More visitors – but spending didn’t rise proportionately

 More visitors – but spending didn’t rise proportionately
NEW ATTRACTION: Since its soft opening in early April, more than 500,000 people have visited the River Safari, of which a third were tourists. More tourists are expected in coming months.

SINGAPORE - Even as tourism growth in Singapore is expected to slow in the next decade from the previous brisk pace, the industry will still turn in a perfectly respectable performance when it closes the door on 2013. Visitor arrivals appear to be exceeding the conservative estimates set this year, though it remains to be seen if tourist spending will follow suit with a proportional increase.

Hotels continued to fill rooms at robust occupancies, while other operating indicators - such as the average room rate (ARR) and revenue per available room (RevPAR) - dipped from last year's record levels in the face of increased supply, a strong Singapore dollar and weaker corporate demand.

According to preliminary estimates from the Singapore Tourism Board (STB), visitor arrivals for January to October hit 12.92 million, up 8.4 per cent from the previous year, suggesting that STB's target for this year of 14.8-15.5 million may have been on the cautious side since Q4 is typically bolstered by the year-end festivities.

This also means that Singapore is well on track to hit a long-established target of 17 million visitors by 2015. However, tourist spending is an equally (if not more) important metric for the industry. Q1 data from STB showed that while arrivals were 9 per cent higher at 3.9 million, spending slipped 6 per cent to $5.7 billion from the corresponding quarter a year ago on weaker gaming revenue and a 6 per cent drop in business travellers (BT) and MICE (meetings, incentives, conferences and events) arrivals. Spending by BTMICE visitors fell 20 per cent that quarter. Q2 and Q3 figures have yet to be released.
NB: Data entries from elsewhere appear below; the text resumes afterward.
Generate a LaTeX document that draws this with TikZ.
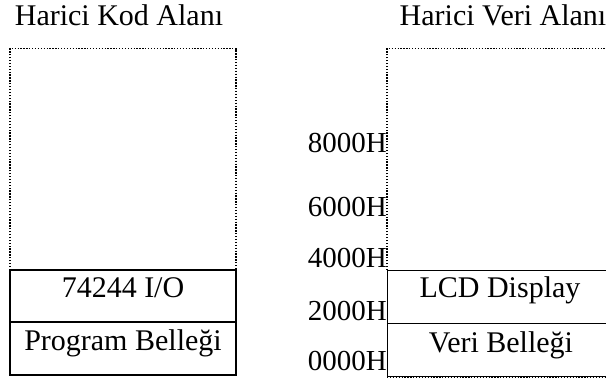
\documentclass[tikz,border=0pt]{standalone}
\usepackage{fontspec}
\setmainfont{Liberation Serif}
\begin{document}
\begin{tikzpicture}[x=1pt,y=-1pt,
  dotline/.style={line width=1.3pt, dash pattern=on 1.3pt off 1.6pt},
  solidbox/.style={draw, line width=1.4pt, rectangle, inner sep=0pt},
  big/.style={font=\fontsize{30}{36}\selectfont, anchor=base, inner sep=0pt},
  addr/.style={font=\fontsize{29}{34}\selectfont, anchor=base east, inner sep=0pt}]
\useasboundingbox (0,0) rectangle (606,380);
% titles
\node[big] (tkod) at (119,25) {Harici Kod Alanı};
\node[big] (tveri) at (503,25) {Harici Veri Alanı};
% left dotted frame
\coordinate (lt1) at (10,270);
\coordinate (lt2) at (10,48.5);
\coordinate (lt3) at (236,48.5);
\coordinate (lt4) at (236,270);
\draw[dotline] (lt1) -- (lt2) -- (lt3) -- (lt4);
% left solid boxes
\node[solidbox, minimum width=226pt, minimum height=52pt] (io) at (123,296) {};
\node[solidbox, minimum width=226pt, minimum height=53pt] (prog) at (123,348.5) {};
\node[big] (iol) at (123,297) {74244 I/O};
\node[big] (progl) at (123,350) {Program Belleği};
% right dotted frame
\coordinate (rt1) at (387,270);
\coordinate (rt2) at (387,48.5);
\coordinate (rt3) at (615,48.5);
\draw[dotline] (rt1) -- (rt2) -- (rt3);
\coordinate (rb1) at (387,377.5);
\coordinate (rb2) at (615,377.5);
\draw[dotline] (rb1) -- (rb2);
% right solid boxes
\node[solidbox, minimum width=226pt, minimum height=53pt, anchor=north west] (lcd) at (387,270) {};
\node[solidbox, minimum width=226pt, minimum height=53pt, anchor=north west] (veri) at (387,323) {};
\node[big] (lcdl) at (500,297) {LCD Display};
\node[big] (veril) at (501,352) {Veri Belleği};
% addresses
\node[addr] (a8) at (387,152) {8000H};
\node[addr] (a6) at (387,216) {6000H};
\node[addr] (a4) at (387,267) {4000H};
\node[addr] (a2) at (387,320) {2000H};
\node[addr] (a0) at (387,370) {0000H};
\end{tikzpicture}
\end{document}
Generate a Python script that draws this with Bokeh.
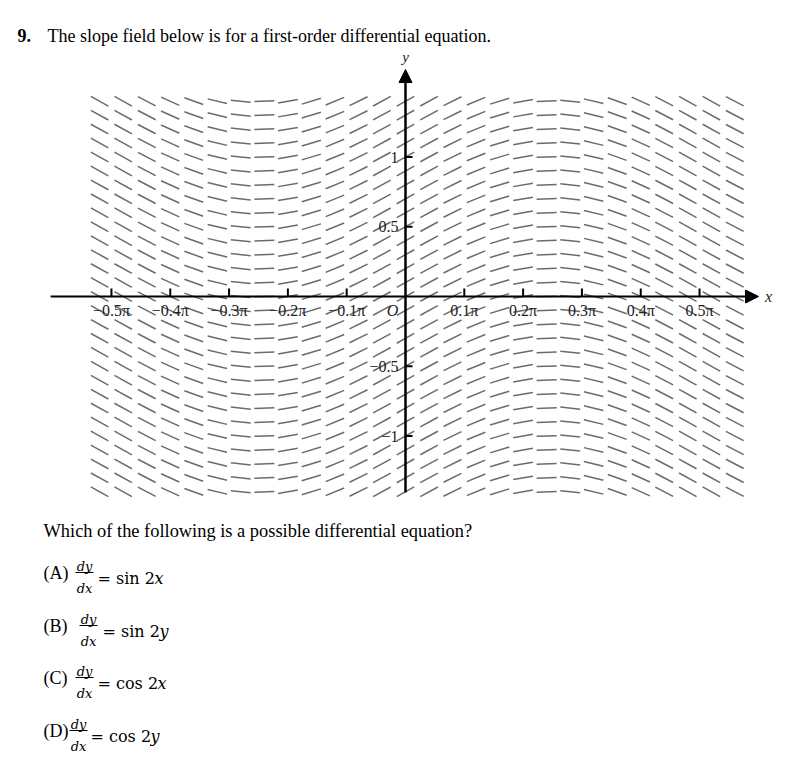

"Industry feedback indicated that businesses were cutting down on trips and associated budgets, which led to a drop in spend across all components (in Q1 2013), including accommodation, F&B and shopping," said STB communications director Oliver Chong, adding that other regional markets also suffered declines in BTMICE arrivals that quarter.

Last year, Singapore attracted 14.4 million visitors who spent $23 billion in tourism receipts. STB is expecting tourism receipts to hit $23.5-24.5 billion this year.

After a decade in which tourism growth shifted into high gear, the rate is expected to essentially halve over the next decade, the government said earlier this year. From 2002 to 2012, tourism receipts surged at a compound annual growth rate (CAGR) of 10 per cent while arrivals increased at a 6.6 per cent CAGR.

Still, DBS Vickers analyst Derek Tan expects visitor arrivals to continue on an upward trend into next year, underpinned by a healthy outlook for travel in South- east Asia and a strong pipeline of MICE events which include the 2014 Singapore Airshow. For 2013 as a whole, he projects spending of $24 billion by a total of 15.5 million tourists.

"We expect visitor arrivals to grow 6 per cent year-on-year to 16.3 million in 2014," he said.

This year, the River Safari joined the growing list of tourist attractions which the Republic has to offer, while the Kallang Sports Hub will host a number of major sports events when it opens its doors next year.

Since its soft opening in early April, more than 500,000 people have visited the River Safari, of which a third were tourists, though Wildlife Reserves Singapore expects the percentage of tourists to rise in coming months. The River Safari will have its official launch in Q1 next year, after the Amazon River Quest boat ride started operating this month.